[Direction]
Show all lines from the data that include the word "standalone".

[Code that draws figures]
[Begin]
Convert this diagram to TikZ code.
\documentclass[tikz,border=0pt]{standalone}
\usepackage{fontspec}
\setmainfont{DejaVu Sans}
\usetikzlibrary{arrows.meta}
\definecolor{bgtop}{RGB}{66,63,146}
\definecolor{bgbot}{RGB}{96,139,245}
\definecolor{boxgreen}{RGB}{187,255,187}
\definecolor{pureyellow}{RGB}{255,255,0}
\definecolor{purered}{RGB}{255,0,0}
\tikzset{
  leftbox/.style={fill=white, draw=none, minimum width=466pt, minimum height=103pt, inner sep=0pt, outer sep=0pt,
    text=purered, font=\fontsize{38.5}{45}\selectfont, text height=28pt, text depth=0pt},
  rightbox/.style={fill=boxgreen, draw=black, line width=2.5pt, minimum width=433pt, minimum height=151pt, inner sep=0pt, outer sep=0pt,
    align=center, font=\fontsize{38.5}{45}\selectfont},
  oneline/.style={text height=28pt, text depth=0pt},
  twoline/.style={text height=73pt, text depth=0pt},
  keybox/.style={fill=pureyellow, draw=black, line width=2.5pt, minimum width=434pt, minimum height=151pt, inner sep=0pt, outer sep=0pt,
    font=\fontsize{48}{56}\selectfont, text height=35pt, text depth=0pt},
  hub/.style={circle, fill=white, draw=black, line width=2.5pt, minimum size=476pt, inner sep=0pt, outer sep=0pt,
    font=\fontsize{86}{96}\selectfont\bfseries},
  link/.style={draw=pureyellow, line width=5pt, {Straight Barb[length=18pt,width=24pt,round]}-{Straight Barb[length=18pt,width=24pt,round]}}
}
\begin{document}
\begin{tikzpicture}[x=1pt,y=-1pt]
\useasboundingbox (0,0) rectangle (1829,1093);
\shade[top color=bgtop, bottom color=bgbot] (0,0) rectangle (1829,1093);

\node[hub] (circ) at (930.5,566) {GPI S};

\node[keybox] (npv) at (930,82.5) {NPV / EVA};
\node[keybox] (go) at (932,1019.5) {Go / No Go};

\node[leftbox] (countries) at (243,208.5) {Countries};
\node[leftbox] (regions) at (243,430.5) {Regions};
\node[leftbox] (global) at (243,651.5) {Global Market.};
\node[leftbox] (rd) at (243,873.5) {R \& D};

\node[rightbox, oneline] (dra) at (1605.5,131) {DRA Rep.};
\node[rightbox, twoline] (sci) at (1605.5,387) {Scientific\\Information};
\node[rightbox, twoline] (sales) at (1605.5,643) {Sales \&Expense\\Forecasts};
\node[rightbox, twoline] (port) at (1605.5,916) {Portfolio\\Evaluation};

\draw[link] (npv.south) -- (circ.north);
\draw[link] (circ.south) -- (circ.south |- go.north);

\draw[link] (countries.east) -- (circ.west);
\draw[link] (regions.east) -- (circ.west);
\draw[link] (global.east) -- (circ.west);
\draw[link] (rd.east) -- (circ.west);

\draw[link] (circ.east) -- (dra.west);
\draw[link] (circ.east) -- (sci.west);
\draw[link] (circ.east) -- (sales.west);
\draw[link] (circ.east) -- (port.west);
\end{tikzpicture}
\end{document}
[End]
[Begin]
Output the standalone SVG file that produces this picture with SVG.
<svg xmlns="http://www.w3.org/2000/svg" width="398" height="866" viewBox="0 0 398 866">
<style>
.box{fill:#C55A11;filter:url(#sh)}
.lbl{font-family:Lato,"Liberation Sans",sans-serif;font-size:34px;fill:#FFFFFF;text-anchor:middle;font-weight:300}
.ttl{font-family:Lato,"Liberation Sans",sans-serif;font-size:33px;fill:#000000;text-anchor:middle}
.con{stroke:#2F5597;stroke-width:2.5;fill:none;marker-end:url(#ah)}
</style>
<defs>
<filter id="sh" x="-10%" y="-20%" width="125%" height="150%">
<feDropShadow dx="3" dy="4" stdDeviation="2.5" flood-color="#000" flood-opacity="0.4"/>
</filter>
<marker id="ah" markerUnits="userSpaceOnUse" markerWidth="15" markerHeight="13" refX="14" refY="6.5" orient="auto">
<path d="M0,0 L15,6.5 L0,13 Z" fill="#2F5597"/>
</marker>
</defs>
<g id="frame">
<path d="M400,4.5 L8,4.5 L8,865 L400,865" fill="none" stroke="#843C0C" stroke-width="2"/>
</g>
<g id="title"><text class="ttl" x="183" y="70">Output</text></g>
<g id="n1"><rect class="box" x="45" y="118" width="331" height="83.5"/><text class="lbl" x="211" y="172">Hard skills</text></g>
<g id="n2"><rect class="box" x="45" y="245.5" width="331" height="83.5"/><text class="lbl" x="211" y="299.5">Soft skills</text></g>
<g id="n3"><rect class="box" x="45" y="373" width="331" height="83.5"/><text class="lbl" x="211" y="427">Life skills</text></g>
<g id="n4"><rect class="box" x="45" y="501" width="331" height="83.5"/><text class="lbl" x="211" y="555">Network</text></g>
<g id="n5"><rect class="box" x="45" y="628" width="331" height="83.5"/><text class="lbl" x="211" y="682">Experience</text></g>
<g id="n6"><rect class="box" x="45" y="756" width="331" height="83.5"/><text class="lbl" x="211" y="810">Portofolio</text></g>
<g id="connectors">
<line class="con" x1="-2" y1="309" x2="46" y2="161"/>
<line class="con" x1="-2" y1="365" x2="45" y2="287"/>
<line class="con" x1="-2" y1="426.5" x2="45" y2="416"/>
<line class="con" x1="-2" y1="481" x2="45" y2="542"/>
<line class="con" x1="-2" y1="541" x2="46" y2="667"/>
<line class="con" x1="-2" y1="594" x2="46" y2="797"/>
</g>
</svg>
[End]
[Begin]
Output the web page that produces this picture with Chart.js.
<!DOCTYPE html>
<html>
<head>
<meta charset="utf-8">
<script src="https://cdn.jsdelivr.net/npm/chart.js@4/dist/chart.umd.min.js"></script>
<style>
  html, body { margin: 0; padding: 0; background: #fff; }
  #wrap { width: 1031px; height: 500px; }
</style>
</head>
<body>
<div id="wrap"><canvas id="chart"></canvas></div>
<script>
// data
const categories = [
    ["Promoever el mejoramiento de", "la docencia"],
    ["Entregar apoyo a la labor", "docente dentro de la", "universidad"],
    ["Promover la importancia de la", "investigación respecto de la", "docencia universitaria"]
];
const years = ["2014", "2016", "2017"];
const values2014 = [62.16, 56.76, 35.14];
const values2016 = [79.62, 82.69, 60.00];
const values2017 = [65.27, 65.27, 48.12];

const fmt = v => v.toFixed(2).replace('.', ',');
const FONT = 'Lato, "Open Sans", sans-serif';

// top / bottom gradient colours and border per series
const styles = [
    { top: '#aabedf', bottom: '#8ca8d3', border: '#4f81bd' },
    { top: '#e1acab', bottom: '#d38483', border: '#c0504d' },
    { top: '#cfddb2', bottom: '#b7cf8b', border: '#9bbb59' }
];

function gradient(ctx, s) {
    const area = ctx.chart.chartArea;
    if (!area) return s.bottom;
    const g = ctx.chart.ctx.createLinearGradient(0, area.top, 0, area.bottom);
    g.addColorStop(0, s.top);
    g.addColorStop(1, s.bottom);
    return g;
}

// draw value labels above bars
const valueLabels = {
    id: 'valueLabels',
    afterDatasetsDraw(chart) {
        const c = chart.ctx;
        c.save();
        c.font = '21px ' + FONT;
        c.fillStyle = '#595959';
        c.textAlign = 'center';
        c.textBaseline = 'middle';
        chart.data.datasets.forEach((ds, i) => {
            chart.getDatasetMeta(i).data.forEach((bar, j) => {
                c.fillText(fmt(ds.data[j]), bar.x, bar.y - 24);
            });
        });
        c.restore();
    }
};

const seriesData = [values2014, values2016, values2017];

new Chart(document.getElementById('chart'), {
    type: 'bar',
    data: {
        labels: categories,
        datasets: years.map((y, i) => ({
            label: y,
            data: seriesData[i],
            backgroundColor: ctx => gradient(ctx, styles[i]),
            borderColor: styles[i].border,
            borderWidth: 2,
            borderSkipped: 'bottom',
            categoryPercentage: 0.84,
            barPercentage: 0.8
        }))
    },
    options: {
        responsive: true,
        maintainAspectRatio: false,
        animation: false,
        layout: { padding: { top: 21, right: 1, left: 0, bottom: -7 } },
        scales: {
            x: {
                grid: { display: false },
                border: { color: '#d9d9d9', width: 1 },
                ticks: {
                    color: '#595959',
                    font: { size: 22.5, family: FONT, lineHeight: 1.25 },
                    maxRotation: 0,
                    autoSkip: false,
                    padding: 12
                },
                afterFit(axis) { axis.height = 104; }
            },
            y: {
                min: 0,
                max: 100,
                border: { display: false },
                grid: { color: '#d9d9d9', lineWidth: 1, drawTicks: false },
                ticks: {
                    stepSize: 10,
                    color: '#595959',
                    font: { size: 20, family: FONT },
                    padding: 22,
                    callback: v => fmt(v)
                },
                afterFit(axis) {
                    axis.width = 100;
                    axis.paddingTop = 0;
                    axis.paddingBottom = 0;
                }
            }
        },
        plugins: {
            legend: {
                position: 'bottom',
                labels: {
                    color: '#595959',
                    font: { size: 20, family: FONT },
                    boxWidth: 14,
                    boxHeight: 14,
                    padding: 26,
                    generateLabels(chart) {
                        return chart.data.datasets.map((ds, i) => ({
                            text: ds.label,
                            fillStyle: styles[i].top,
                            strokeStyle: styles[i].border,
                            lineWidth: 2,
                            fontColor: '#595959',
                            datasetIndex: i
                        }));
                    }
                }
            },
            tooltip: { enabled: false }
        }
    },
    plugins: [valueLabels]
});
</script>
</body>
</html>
[End]
[The reply]
\documentclass[tikz,border=0pt]{standalone}
Output the standalone SVG file that produces this picture with SVG.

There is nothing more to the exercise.